De ce point de vue, en dehors de la géniale initiative Logan de Schweitzer, du rachat de Dacia et de AvtoVaz, Renault a sans doute bénéficié du Yalta décrété par Carlos Ghosn qui l’a durablement privé de la possibilité de tenter l’aventure chinoise. En effet, le marché chinois a été au fond longtemps un marché assez facile où les constructeurs proposaient essentiellement des produits issus de leurs catalogues, les "sinisaient" a minima et parvenaient très souvent à les vendre bien et cher en les fabricant pour relativement peu cher. Parce que Renault n’a pas eu accès au plus grand et au plus facile des marchés émergents, c’est sur les trois autres BRIC qu’il a fallu que les équipes s’intéressent. Ceux-là avaient des exigences industrielles et commerciales propres beaucoup plus marquées et les ingénieries comme les commerçants de Renault ont du apprendre à s’y conformer.
 

Dans le futur ensemble PSA-FCA, on verra s’ajouter aux quatre marques de PSA, Fiat et Alfa Romeo qui sont aussi des marques principalement européennes et Dodge, RAM, Chrysler et Jeep. Les trois premières sont très américaines et Chrysler n’a pas su par le passé sortir avec succès des Etats-Unis et paraît souffrir par conséquent des mêmes carences que PSA. A l’inverse Jeep montre depuis plusieurs années que ses équipes savent faire voyager la marque et Fiat a su par le passé au Brésil en particulier faire ce travail. Fiat et Jeep pourraient ainsi apporter à PSA un peu de cette culture qui lui manque.
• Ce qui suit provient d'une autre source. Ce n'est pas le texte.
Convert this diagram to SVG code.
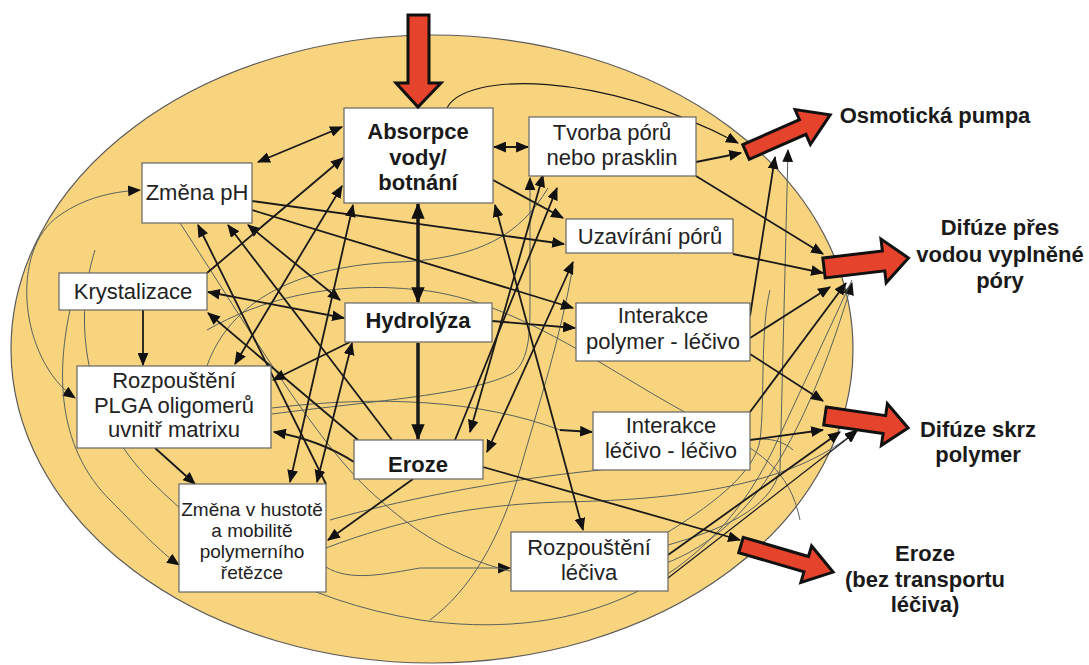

Restera à investir dans des produits un peu moins américains ou européens pour pouvoir sortir dans les émergents d’une marginalité qui fait de PSA une des premières victimes des retournements : on le voit en Chine actuellement, ce sont les plus petits qui souffrent le plus. Grâce à Fiat et Jeep, PSA-FCA aura au moins, en dehors de la Chine, des positions fortes dans un émergent. C’est mieux que rien mais cela reste bien mince.